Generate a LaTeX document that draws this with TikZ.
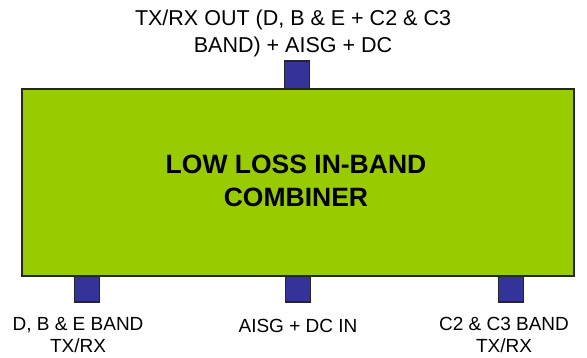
\documentclass[tikz,border=0pt]{standalone}
\usepackage{fontspec}
\setmainfont{Liberation Sans}
\definecolor{boxgreen}{HTML}{99CC00}
\definecolor{portblue}{HTML}{333399}
\begin{document}
\begin{tikzpicture}[x=1pt,y=-1pt,
  port/.style={draw=black!85,line width=1.2pt,fill=portblue,minimum width=25pt,inner sep=0pt,outer sep=0pt},
  lbl/.style={align=center,font=\fontsize{19}{22}\selectfont,inner sep=0pt}]
\useasboundingbox (0,0) rectangle (587,358);
\node[draw=black!85,line width=1.2pt,fill=boxgreen,minimum width=552pt,minimum height=187pt,inner sep=0pt,outer sep=0pt] (comb) at (298,182.5) {};
\node[align=center,font=\bfseries\fontsize{26.5}{33}\selectfont,inner sep=0pt] (ctext) at (296,181) {LOW LOSS IN-BAND\\COMBINER};
\node[port,minimum height=28pt,anchor=south] (ptop) at (297,89) {};
\node[port,minimum height=26pt,anchor=north] (pl) at (87,276) {};
\node[port,minimum height=26pt,anchor=north] (pm) at (298,276) {};
\node[port,minimum height=26pt,anchor=north] (pr) at (511,276) {};
\node[lbl,font=\fontsize{21.5}{27}\selectfont] (ttop) at (293,33) {TX/RX OUT (D, B \& E + C2 \& C3\\BAND) + AISG + DC};
\node[lbl] (tl) at (78,335) {D, B \& E BAND\\TX/RX};
\node[lbl] (tm) at (298,326) {AISG + DC IN};
\node[lbl] (tr) at (504,335) {C2 \& C3 BAND\\TX/RX};
\end{tikzpicture}
\end{document}
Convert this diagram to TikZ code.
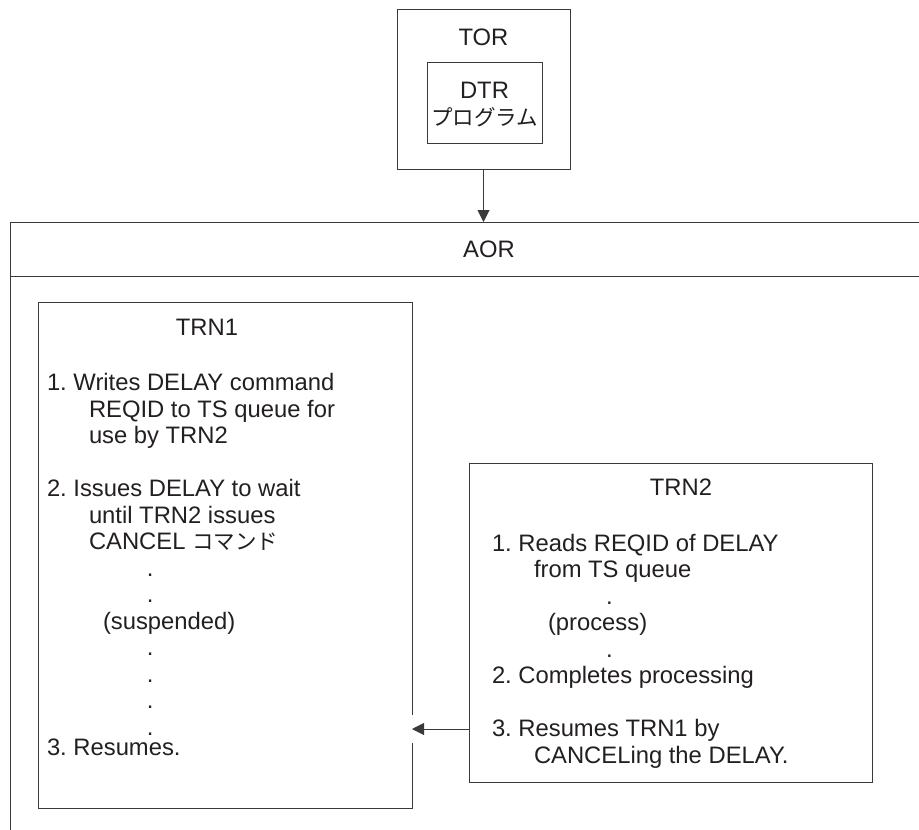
\documentclass[tikz,border=0pt]{standalone}
\usepackage{fontspec}
\setmainfont{Liberation Sans}
\newfontfamily\cjk{Noto Sans CJK JP}
\usetikzlibrary{arrows.meta,positioning}
\definecolor{dline}{HTML}{3A3A3A}
\definecolor{dtext}{HTML}{231F20}
\newcommand{\indt}{\hspace*{42pt}}
\newcommand{\jp}[1]{{\cjk\fontsize{21.5}{26.5}\selectfont #1}}
\frenchspacing

\begin{document}
\begin{tikzpicture}[x=1pt,y=-1pt,every node/.style={font=\fontsize{23.8}{26.5}\selectfont,text=dtext,inner sep=0pt,outer sep=0pt},frame/.style={draw=dline,line width=1pt},txt/.style={anchor=base},body/.style={anchor=base west,align=left},arr/.style={-{Triangle[length=12pt,width=12pt]},dline,line width=1pt}]
\useasboundingbox (0,0) rectangle (919,830);
% TOR side (multi-line nodes sit on their last baseline)
\node[frame,minimum width=173,minimum height=160] (tor) at (483.5,89) {};
\node[frame,minimum width=115,minimum height=81] (dtr) at (484.5,102.5) {};
\node[txt] (torlbl) at (483.5,45.5) {TOR};
\node[txt,align=center] (dtrlbl) at (484.5,125) {DTR\\\jp{プログラム}};
% AOR frame
\coordinate (aortl) at (10,222);
\coordinate (aortr) at (919,222);
\coordinate (aorml) at (10,276);
\coordinate (aormr) at (919,276);
\coordinate (aorbl) at (10,830);
\draw[frame] (aortr) -- (aortl) -- (aorbl);
\draw[frame] (aorml) -- (aormr);
\node[txt] (aor) at (489,257.5) {AOR};
\draw[arr] (tor.south) -- (tor.south |- aortl);
% TRN1
\node[minimum width=374,minimum height=506] (trn1) at (225,555) {};
\draw[frame] (trn1.east |- 0,715) -- (trn1.north east) -- (trn1.north west) -- (trn1.south west) -- (trn1.south east) -- (trn1.east |- 0,743);
\node[txt] (trn1lbl) at (207,335.5) {TRN1};
\node[body] (trn1txt) at (47,755) {1. Writes DELAY command\\\indt REQID to TS queue for\\\indt use by TRN2\\[26.5pt]2. Issues DELAY to wait\\\indt until TRN2 issues\\\indt CANCEL \jp{コマンド}\\\hspace*{100pt}.\\\hspace*{100pt}.\\\hspace*{56pt}(suspended)\\\hspace*{100pt}.\\\hspace*{100pt}.\\\hspace*{100pt}.\\\hspace*{100pt}.\\[-6.5pt]3. Resumes.};
% TRN2
\node[frame,minimum width=403,minimum height=319] (trn2) at (670.5,622.5) {};
\node[txt] (trn2lbl) at (681,495.5) {TRN2};
\node[body] (trn2txt) at (492,763) {1. Reads REQID of DELAY\\\indt from TS queue\\\hspace*{114pt}.\\\hspace*{56pt}(process)\\\hspace*{114pt}.\\2. Completes processing\\[26.5pt]3. Resumes TRN1 by\\\indt CANCELing the DELAY.};
\draw[arr] (trn2.west |- 0,729) -- (trn1.east |- 0,729);
\end{tikzpicture}
\end{document}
————
What to do: From the listing above, copy every line that holds the string "this".

The output:
Generate a LaTeX document that draws this with TikZ.
Convert this diagram to TikZ code.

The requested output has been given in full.